Feels just like home
Having some form of transport was important for us; with 2 months in New Zealand we wanted the freedom to move at our own pace and visit areas off the beaten track. Initially we had romantic notions of travelling around in a campervan, however the cost and the practicality of a car outweighed that of a van, and we are now the proud drivers of a Nissan Tiida.
Our hot new ride
Being a country which drives on the left side of the road we anticipated few issues, yet despite requesting a manual drive car we found ourselves in an automatic – easier to drive some would say, yet it took us both a while to accept that we really didn’t need to do anything with our left legs.
Whilst Auckland isn’t the capital of New Zealand it is the most populous city, containing a third of the national population. Despite this, it doesn’t have a city feel – the pace is relaxed, and its many volcanic cones provide islands of green within the sea of suburbs. We didn’t have long in Auckland, and so we split what time we did have between exploring the city centre, home to the iconic Sky Tower, and walking up Mt Eden, Auckland’s highest volcanic cone, for an stunning panorama.
View of Auckland, over the crater of Mt Eden
Visiting New Zealand’s cities isn’t what we came for and we were happy to hit the road, especially having mastered the art of no gears. Our first destination was the Tawharanui peninsula, about an hours drive north of Auckland and slightly off the main tourist trail. It is also the site of New Zealand’s first marine park and it was here that we got our first taste of New Zealand’s epic coastline. Beautiful white beaches with sapphire blue water; not quite as warm as the Andaman Sea but definitely not cold by British standards.

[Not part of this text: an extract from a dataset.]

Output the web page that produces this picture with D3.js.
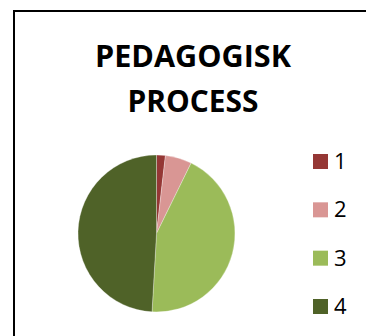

An extra treat was our hostels own microbrewery. New Zealand’s wines are celebrated but what is less documented is the booming craft-beer scene, and so after an afternoon of jumping through waves, we relaxed with a refreshing home brew.
Like the UK’s YHA, New Zealand has a similar network (‘BBH’) of self catered hostel accommodation, offering a range of rooms with communal cooking facilities. Having spent the last 6 months eating out for breakfast, lunch and tea we are enjoying cooking for ourselves again. Despite some initial hiccups involving mistaken vegetable identities, we have brushed away the cobwebs and look forward to meal times.
Better than your average bus stop
It was always going to be impossible to see all that New Zealand has to offer yet avoid the crowds, and this was the case of our next destination, the Bay of Islands. Ranked as one of New Zealand’s top sights, The Bay of Islands is famed for its breathtaking scenery, as well as being the site of New Zealand’s first permanent British settlement. It was here that the Treaty of Waitangi, the founding document of New Zealand and a linchpin of race relations, was drawn up.
In an attempt to reduce the number of tourists we came into contact with we found ourselves a small family run hostel, where comfy sofas and amazing views over the bay made it difficult to leave. We did however make it out and spent a couple of days exploring the local area. A particular highlight was a boardwalk trail which led through forest, mangrove swamps and along the banks of a river to a thundering waterfall.
Another busy morning
From the Bay of Islands our journey through New Zealand will continue south, down the length of the North Island and then onto the South Island.